In January 2017, a few months after being hired as executive director of the National Rural Education Association, I began making connections with our members and connecting with potential members. I did not realize at the outset that my travel adventures would take me to 48 states with in-depth visits in a dozen states, stretching from Montana to Alabama.

Along the way, I discovered that how one defines “rural” differs from one region or state to the next and what rural school leaders need foremost also differs markedly depending on the school district’s geography.
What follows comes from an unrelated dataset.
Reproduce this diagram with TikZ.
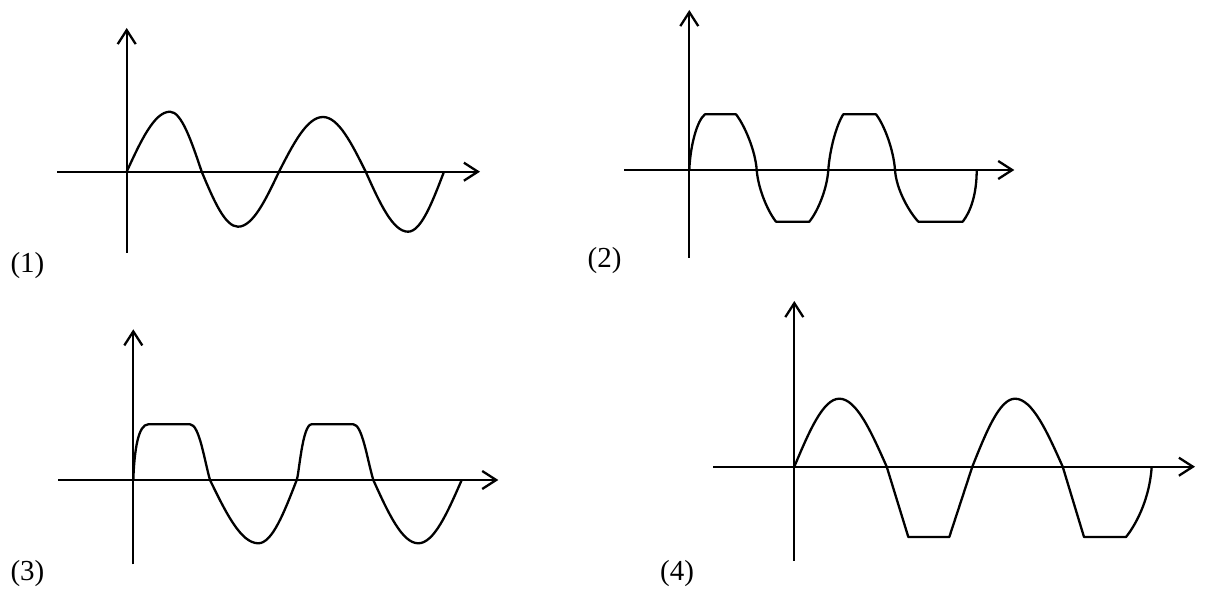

The pure definition of what it means to be a rural school is as different as the language dialects across these regions. Rural remote locations in east Tennessee look vastly different from remote communities in Montana. Rural school districts in Tennessee may consist of 1,500 students up to 3,500 students. I made stops in rural counties with K-8 schools enrolling as few as eight students and high schools with 350 students. Local shopping for the basics sat an hour or more away from some school communities.

A School Visit
Never more pronounced was the varying definition of rural schooling than during my visit to a one-room schoolhouse in Gold Creek, Mont. The town of Gold Creek sits between Missoula and the state capital of Helena. Gold Creek’s K-8 school served eight students at the time, with one teacher and one teaching assistant. I was accompanied by the late Jules Waber, then the superintendent in Powell County, Mont. Waber’s jurisdiction covered several schools scattered across the expansive county. I rode along snow-covered roads, stopping long enough for Waber to share stories of the region and telling me he has seen snow on July 4 in the higher elevations in years past.

I arrived at the school in Gold Creek with a basic understanding of how the school would operate and the students would address learning in our technology-obsessed world. When we walked in, the students were busy working in groups, older students helping the younger students. Students used iPads and desktop computers to work jointly on projects. The teacher worked with younger students to finish the morning lesson on counting money.

Once the teacher introduced me, the students wanted to know about my work and more importantly about Tennessee, where I live and work in school administration at the county and state levels. The students asked me to describe the local elementary school in the town I live in. I told them it was a smaller school with around 350 K-6 students. They laughed when I said smaller school. The students wondered if the school used computers and could connect on Skype. I remember thinking this school is more advanced than many back home, but is more remote than any school in Tennessee.

One young girl asked me to talk about the lunch room at the school near my home. Students at Gold Creek do not have a cafeteria so each student brings his or her lunch. At times, a local family will feed the students in Gold Creek, whose school operates Mondays through Thursdays. The students start the school day around 7:15 a.m. and head home by car around 4:15 p.m. 

An Expansive Definition
Rural schooling should not be defined by zip codes or researchers’ terms. It is a matter of perspective and understanding. It is defined by how long it takes people to drive to a store or a landmark on the map.

Rural education can be cutting-edge — from one-room schoolhouses to larger self-defined rural schools. Rural is a true sense of feeling, community and understanding.